An ultra-sensitive wearable multifunctional flexible sensor with a self-assembled dual 3D conductive network and yeast-foamed silicone rubber foam

Abstract

Flexible wearable sensors are actively used in the fields of sensing skin, human motion detection and healthcare monitoring. However, most wearable sensors generally suffer from poor mechanical properties, low sensitivity and single detection function. Here, a multifunctional flexible Dual-SF sensor with ultra-high sensitivity and a wide detection range for stretch and pressure is reported based on silicone rubber foam and a dual interconnected conductive network. The resultant Dual-SF sensor has a high sensitivity (gauge factor (GF) up to 690.76 and pressure sensitivity (S) up to 169.94 kPa⁻¹), low detection limit (0.2% strain and 1.274 Pa pressure) and excellent durability, and is able to detect both weak and large movements of the human body.
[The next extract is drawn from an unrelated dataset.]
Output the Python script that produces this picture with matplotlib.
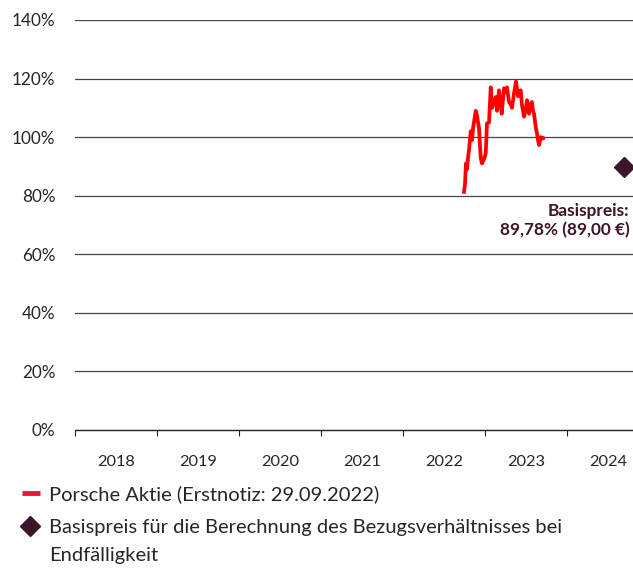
import matplotlib.pyplot as plt
from matplotlib.lines import Line2D

# Porsche Aktie in % des Basispreises, x als Dezimaljahr
years = [2022.744, 2022.756, 2022.768, 2022.780, 2022.793, 2022.805, 2022.826,
         2022.841, 2022.854, 2022.887, 2022.902, 2022.915, 2022.927, 2022.939,
         2022.948, 2022.963, 2022.988, 2023.009, 2023.024, 2023.049, 2023.061,
         2023.070, 2023.085, 2023.110, 2023.131, 2023.146, 2023.171, 2023.183,
         2023.204, 2023.220, 2023.232, 2023.256, 2023.268, 2023.293, 2023.317,
         2023.329, 2023.354, 2023.366, 2023.378, 2023.402, 2023.415, 2023.435,
         2023.451, 2023.476, 2023.500, 2023.512, 2023.537, 2023.549, 2023.573,
         2023.585, 2023.598, 2023.618, 2023.634, 2023.646, 2023.659, 2023.679,
         2023.695, 2023.707]
kurs = [81.3, 84.0, 91.0, 89.0, 93.0, 95.6, 102.0,
        99.0, 103.0, 109.0, 107.5, 105.0, 103.0, 97.0,
        93.0, 91.0, 92.5, 94.5, 104.7, 105.0, 112.0,
        117.0, 110.0, 112.0, 113.7, 109.0, 116.0, 113.0,
        108.0, 113.0, 116.7, 115.5, 117.0, 112.0, 111.0,
        110.0, 115.0, 117.0, 119.0, 114.0, 115.0, 116.0,
        111.0, 107.0, 110.0, 112.6, 108.0, 111.0, 112.0,
        109.0, 108.0, 103.5, 101.3, 99.0, 97.3, 100.0,
        99.5, 99.6]

basis_x = 2024.7
basis_y = 89.78

year_labels = ["2018", "2019", "2020", "2021", "2022", "2023", "2024"]
y_ticks = [0, 20, 40, 60, 80, 100, 120, 140]

plt.rcParams["font.family"] = ["Lato", "DejaVu Sans"]

DARK = "#3d1429"
TXT = "#262626"

fig = plt.figure(figsize=(6.33, 5.68), dpi=100)
ax = fig.add_axes([75 / 633, 1 - 430 / 568, 1 - 75 / 633, 410 / 568])

for v in y_ticks[1:]:
    ax.axhline(v, color="#444444", lw=0.9, zorder=1)

ax.plot(years, kurs, color="#ff0000", lw=2.7, solid_joinstyle="round", zorder=3)
ax.plot([basis_x], [basis_y], marker="D", ms=10.5, color=DARK, ls="none", zorder=4,
        clip_on=False)
ax.text(2024.76, 77.5, "Basispreis:", ha="right", va="top", fontsize=12.4,
        fontweight="bold", color=DARK)
ax.text(2024.76, 71.0, "89,78% (89,00 €)", ha="right", va="top", fontsize=12.4,
        fontweight="bold", color=DARK)

ax.set_xlim(2018, 2018 + 558 / 82)
ax.set_ylim(0, 140)
ax.set_yticks(y_ticks)
ax.set_yticklabels([f"{v}%" for v in y_ticks])
ax.tick_params(axis="y", length=0, pad=14, labelsize=12.3, labelcolor=TXT)

ax.set_xticks(range(2018, 2025))
ax.set_xticklabels([])
ax.tick_params(axis="x", which="major", length=4, color="#222222", direction="out")
ax.set_xticks([int(y) + 0.5 for y in year_labels], minor=True)
ax.set_xticklabels(year_labels, minor=True)
ax.tick_params(axis="x", which="minor", length=0, pad=18, labelsize=11.8,
               labelcolor=TXT)

for s in ["top", "right", "left"]:
    ax.spines[s].set_visible(False)
ax.spines["bottom"].set_color("#222222")
ax.spines["bottom"].set_linewidth(1.0)

# Legende
fig.add_artist(Line2D([22 / 633, 40 / 633], [1 - 493 / 568] * 2, color="#e8173a",
                      lw=3.5, solid_capstyle="butt"))
fig.text(49 / 633, 1 - 494 / 568, "Porsche Aktie (Erstnotiz: 29.09.2022)",
         va="center", ha="left", fontsize=14.5, color=TXT)
fig.add_artist(Line2D([30 / 633], [1 - 526 / 568], marker="D", ms=10, color=DARK,
                      ls="none"))
fig.text(49 / 633, 1 - 527 / 568,
         "Basispreis für die Berechnung des Bezugsverhältnisses bei",
         va="center", ha="left", fontsize=14.5, color=TXT)
fig.text(49 / 633, 1 - 556 / 568, "Endfälligkeit",
         va="center", ha="left", fontsize=14.5, color=TXT)

fig.savefig("out.png", dpi=100)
On this basis, large-area meshed sensors and sensor arrays were fabricated by hollow design and multiple flexible sensor integration, respectively, for detecting muscle group contractions and the spatial distribution of pressure. Additionally, the Dual-SF/LSR sensor prepared by backfilling pores with liquid silicone rubber (LSR) has a high temperature coefficient of resistance (TCR, 0.01621 °C⁻¹) and realizes application in skin and machine temperature measurements. These superior properties lay a foundation for the application of Dual-SF in the fields of human motion detection, health monitoring and electronic skin.